THE BEST GRILLED STEAK SANDWICHES
Makes 2 sandwiches
For the Sandwiches:
4 slices of sourdough bread
Already grilled steak (about a couple of ounces per sandwich, or however much you want!)
1 large Portobello mushroom, sliced into about 1/4 inch-thick slices
1 medium red bell pepper, roasted & skin removed (see easy instructions here. Or you can buy jarred already roasted bell peppers at the store)
1/2 cup of packed spinach
For the Dill Aioli:
1/4 cup nonfat Greek yogurt
1 tablespoon mayonnaise
1/4 to 1/2 teaspoon garlic-infused EVOO
1 1/2 teaspoons chopped fresh dill
2 teaspoons of lemon juice
sprinkle of salt (1/8 teaspoon or less)
Follow the directions here to slice and roast your red bell pepper.
While your bell peppers roast, heat about 2 teaspoons of olive or canola oil in a medium skillet on medium heat.
Add mushrooms to the skillet and cook for about 10 minutes until the mushrooms begin to sweat and become fork-tender.
Transfer the cooked mushrooms to a plate and cover with foil to keep warm.
Your peppers should also be done at this point.

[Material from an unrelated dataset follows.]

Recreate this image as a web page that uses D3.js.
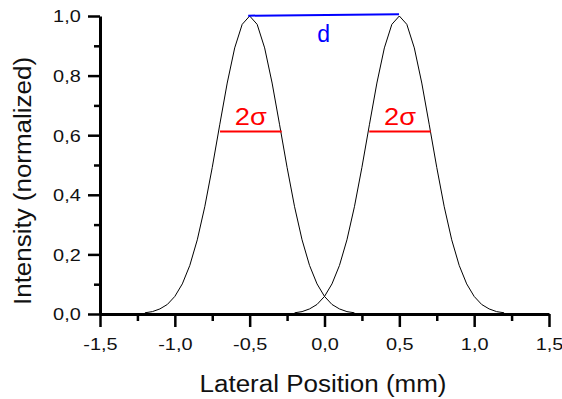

Once peeled, keep sealed in foil or covered on same plate as the mushrooms to keep warm.
Reheat the steak in the oven or in the microwave (about 1 minute in microwave)
Whisk together all of the ingredients for your Dill Aioli
Toast the sourdough bread.
Now it’s time to assemble the sandwiches! To assemble each sandwich:
On one slice of bread spread about 2 to 3 teaspoons of the aioli.
On the other slice add your spinach, followed by slices of your steak, followed by about half of the sliced roasted red peppers followed by about 4 mushroom slices.
Press your sandwich together and enjoy!